Susan Cain’s book, Quiet: The Power of Introverts in a World That Can’t Stop Talking, has been a US bestseller since it was published.
It has featured on the cover of Time and whether you are extrovert or introvert ( nearly one half of us) it should be read. For the student of pitching there are many insights but two stand out. Ever since the ‘cult of character’ in the nineteenth century (Abraham Lincoln and the like) was replaced by the ‘cult of personality’ (How to Win Friends …..) emphasis has been on the extrovert, the ‘saleman’ .
In casting a pitch team it is not surprising that extroverts tend to be selected first, after all a pitch is a sell. However the ‘sell’ is usually more about a team and their attitude than it is about a specific product or solution. The balance of the team is all important. A crowd of extroverts or a contemplation of introverts would be equally unappealing. “‘The most effective teams are a mix of the two types”.
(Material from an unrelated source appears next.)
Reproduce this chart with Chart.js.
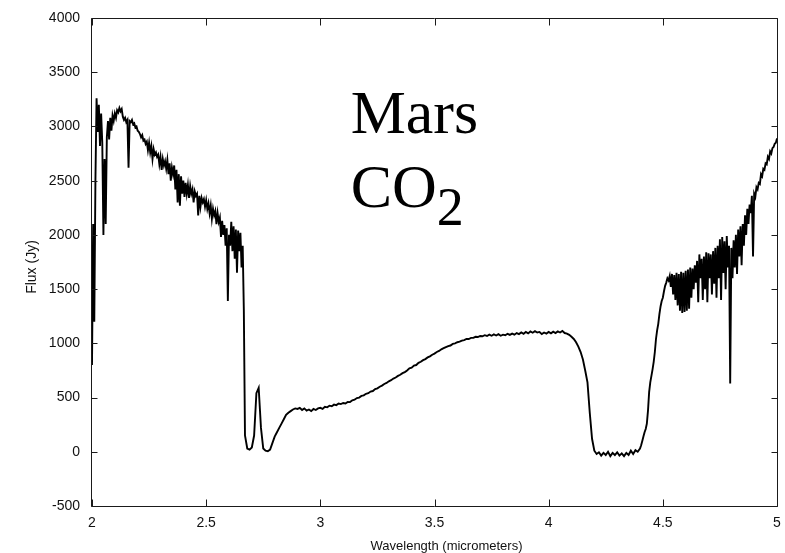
<!DOCTYPE html>
<html>
<head>
<meta charset="utf-8">
<title>Mars CO2 spectrum</title>
<script src="https://cdn.jsdelivr.net/npm/chart.js@4/dist/chart.umd.min.js"></script>
<style>
  html, body { margin: 0; padding: 0; background: #fff; }
  #wrap { width: 785px; height: 553px; }
</style>
</head>
<body>
<div id="wrap"><canvas id="c" width="785" height="553"></canvas></div>
<script>
// Flux (Jy) sampled on regular wavelength grids (micrometers).
// K band, 2.000–2.665 µm every 0.005 µm
const kBandStart = 2.000;
const kBandStep = 0.005;
const kBandFlux = [
  800, 2100, 1200, 2500, 3260, 2950, 3200, 2820, 3120, 2850,
  2000, 2700, 2100, 2900, 3050, 2880, 3080, 2960, 3100, 3050,
  3120, 3080, 3150, 3130, 3170, 3140, 3160, 3090, 3060, 3080,
  3040, 3060, 2620, 3050, 3040, 3060, 3020, 3030, 2990, 3000,
  2960, 2950, 2930, 2900, 2920, 2870, 2880, 2840, 2860, 2780,
  2850, 2760, 2820, 2700, 2790, 2740, 2760, 2720, 2740, 2650,
  2720, 2600, 2700, 2640, 2680, 2610, 2690, 2560, 2660, 2500,
  2620, 2560, 2640, 2420, 2600, 2300, 2560, 2270, 2540, 2380,
  2500, 2350, 2480, 2380, 2460, 2340, 2450, 2380, 2420, 2300,
  2400, 2360, 2380, 2180, 2360, 2260, 2340, 2300, 2330, 2260,
  2320, 2240, 2290, 2200, 2270, 2150, 2240, 2180, 2220, 2100,
  2200, 2120, 2160, 1980, 2130, 2000, 2090, 1900, 2060, 1390,
  2000, 1900, 2120, 1850, 2080, 1780, 2050, 1650, 2040, 1850,
  2020, 1700, 1900, 1300
];

// 2.7 µm CO2 band, 3 µm continuum and 4.3 µm CO2 band, 2.67–4.40 µm every 0.01 µm
const midStart = 2.67;
const midStep = 0.01;
const midFlux = [
  150, 30, 20, 40, 150, 540, 590, 220, 30, 10,
  5, 20, 80, 140, 180, 220, 260, 300, 340, 360,
  375, 390, 400, 395, 405, 385, 400, 380, 390, 375,
  395, 385, 400, 405, 395, 415, 410, 425, 420, 435,
  430, 445, 440, 450, 445, 460, 458, 475, 480, 495,
  500, 515, 520, 535, 540, 555, 560, 578, 585, 600,
  610, 625, 635, 650, 660, 675, 685, 700, 710, 725,
  735, 750, 770, 775, 795, 800, 820, 830, 845, 855,
  870, 880, 895, 905, 920, 930, 945, 955, 965, 975,
  980, 995, 1000, 1010, 1015, 1025, 1030, 1040, 1040, 1050,
  1050, 1060, 1058, 1068, 1065, 1075, 1068, 1080, 1070, 1082,
  1072, 1085, 1070, 1080, 1075, 1088, 1078, 1090, 1080, 1095,
  1085, 1100, 1088, 1105, 1092, 1110, 1098, 1112, 1100, 1105,
  1085, 1100, 1090, 1105, 1092, 1108, 1095, 1110, 1100, 1115,
  1095, 1090, 1078, 1060, 1040, 1010, 970, 920, 850, 750,
  640, 360, 120, 10, -20, -5, -35, -10, -30, 0,
  -40, -10, -30, -5, -35, -15, -40, -10, -30, 10,
  -20, 15, 0, 30
];

// L band, 4.405–5.000 µm every 0.005 µm
const lBandStart = 4.405;
const lBandStep = 0.005;
const lBandFlux = [
  60, 100, 140, 180, 210, 260, 380, 550, 640, 700,
  760, 830, 920, 1040, 1120, 1180, 1270, 1340, 1390, 1420,
  1480, 1530, 1560, 1600, 1580, 1620, 1520, 1640, 1450, 1630,
  1400, 1650, 1350, 1640, 1300, 1660, 1280, 1650, 1290, 1670,
  1300, 1680, 1320, 1700, 1420, 1690, 1500, 1720, 1560, 1760,
  1380, 1820, 1600, 1780, 1400, 1800, 1500, 1840, 1380, 1830,
  1600, 1820, 1450, 1850, 1550, 1880, 1420, 1900, 1600, 1960,
  1400, 1980, 1650, 1940, 1500, 1990, 1700, 1900, 630, 1880,
  1600, 1950, 1700, 2000, 1640, 2050, 1800, 2080, 1720, 2100,
  1900, 2180, 2000, 2240, 2100, 2280, 2200, 2360, 1800, 2380,
  2350, 2440, 2420, 2480, 2470, 2560, 2540, 2610, 2600, 2660,
  2650, 2720, 2700, 2770, 2750, 2800, 2810, 2840, 2850, 2890
];

// Axis tick values
const xTickValues = [2, 2.5, 3, 3.5, 4, 4.5, 5];
const yTickValues = [-500, 0, 500, 1000, 1500, 2000, 2500, 3000, 3500, 4000];
const xAxisTitle = 'Wavelength (micrometers)';
const yAxisTitle = 'Flux (Jy)';

// Annotation text and where it sits (in data units)
const titleLines = ['Mars', 'CO'];
const titleSub = '2';
const titleAnchor = { x: 3.133, y1: 2944, y2: 2261 };

function toPoints(start, step, values) {
  return values.map((v, i) => ({ x: Math.round((start + i * step) * 1000) / 1000, y: v }));
}
const spectrum = [].concat(
  toPoints(kBandStart, kBandStep, kBandFlux),
  toPoints(midStart, midStep, midFlux),
  toPoints(lBandStart, lBandStep, lBandFlux)
);

const sansFamily = "'Liberation Sans', Arial, sans-serif";
const tickFont = { family: sansFamily, size: 14 };

function noEdgePadding(s) {
  s.paddingLeft = 0; s.paddingRight = 0; s.paddingTop = 0; s.paddingBottom = 0;
}

// Frame, inward mirrored ticks, axis titles and the large serif label
const framePlugin = {
  id: 'frame',
  afterDraw(chart) {
    const { ctx, chartArea, scales } = chart;
    const { left, right, top, bottom } = chartArea;
    const xs = scales.x, ys = scales.y;
    ctx.save();
    ctx.strokeStyle = '#1a1a1a';
    ctx.lineWidth = 1;
    const L = Math.round(left) - 0.5, R = Math.round(right) + 0.5;
    const T = Math.round(top) + 0.5, B = Math.round(bottom) + 0.5;
    ctx.beginPath();
    ctx.rect(L, T, R - L, B - T);
    xTickValues.forEach(v => {
      const px = Math.round(xs.getPixelForValue(v)) + 0.5;
      ctx.moveTo(px, B); ctx.lineTo(px, B - 7);
      ctx.moveTo(px, T); ctx.lineTo(px, T + 7);
    });
    yTickValues.forEach(v => {
      const py = Math.round(ys.getPixelForValue(v)) + 0.5;
      ctx.moveTo(L, py); ctx.lineTo(L + 6, py);
      ctx.moveTo(R, py); ctx.lineTo(R - 6, py);
    });
    ctx.stroke();

    // axis titles
    ctx.fillStyle = '#111';
    ctx.textAlign = 'center';
    ctx.textBaseline = 'middle';
    ctx.font = '13px ' + sansFamily;
    ctx.fillText(xAxisTitle, (left + right) / 2 + 12, bottom + 40);
    ctx.save();
    ctx.translate(32, (top + bottom) / 2 + 5);
    ctx.rotate(-Math.PI / 2);
    ctx.font = '14px ' + sansFamily;
    ctx.fillText(yAxisTitle, 0, 0);
    ctx.restore();

    // large label
    ctx.fillStyle = '#000';
    ctx.textBaseline = 'alphabetic';
    ctx.textAlign = 'left';
    ctx.font = "62px 'Liberation Serif', 'Times New Roman', serif";
    const tx = xs.getPixelForValue(titleAnchor.x);
    const b1 = ys.getPixelForValue(titleAnchor.y1);
    const b2 = ys.getPixelForValue(titleAnchor.y2);
    ctx.fillText(titleLines[0], tx, b1);
    ctx.fillText(titleLines[1], tx, b2);
    const w = ctx.measureText(titleLines[1]).width;
    ctx.font = "54px 'Liberation Serif', 'Times New Roman', serif";
    ctx.fillText(titleSub, tx + w, b2 + 18);
    ctx.restore();
  }
};

new Chart(document.getElementById('c'), {
  type: 'line',
  data: {
    datasets: [{
      data: spectrum,
      borderColor: '#000',
      borderWidth: 1.9,
      pointRadius: 0,
      tension: 0,
      fill: false
    }]
  },
  options: {
    responsive: false,
    animation: false,
    devicePixelRatio: 1,
    layout: { padding: { top: 18, right: 8, bottom: 0, left: 0 } },
    plugins: { legend: { display: false }, tooltip: { enabled: false } },
    scales: {
      x: {
        type: 'linear',
        min: 2, max: 5,
        afterBuildTicks(s) { s.ticks = xTickValues.map(v => ({ value: v })); },
        afterFit(s) { s.height = 47; noEdgePadding(s); },
        grid: { display: false, drawTicks: false },
        border: { display: false },
        ticks: {
          padding: 9, color: '#111', font: tickFont, maxRotation: 0, autoSkip: false,
          callback: v => String(v)
        },
        title: { display: false }
      },
      y: {
        type: 'linear',
        min: -500, max: 4000,
        afterBuildTicks(s) { s.ticks = yTickValues.map(v => ({ value: v })); },
        afterFit(s) { s.width = 92; noEdgePadding(s); },
        grid: { display: false, drawTicks: false },
        border: { display: false },
        ticks: {
          padding: 12, color: '#111', font: tickFont, autoSkip: false,
          callback: v => String(v)
        },
        title: { display: false }
      }
    }
  },
  plugins: [framePlugin]
});
</script>
</body>
</html>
When it comes to leadership quiet passion can be as persuasive as exuberant enthusiasm. And if you want to see how well an introvert can present check out Susan Cain’s brilliant talk TED2012: Susan Cain: The power of introverts
Also relevant to the pitch, or rather its preparation, is her plea to “stop the madness for constant group work”. She does not argue against teams working together. She does make a powerful case that the best ideas are not the result of “group think”, something pitch teams overly rely on. The best ideas tend to come from individuals- often the introvert- “working in solitude, a crucial ingredient of creativity.”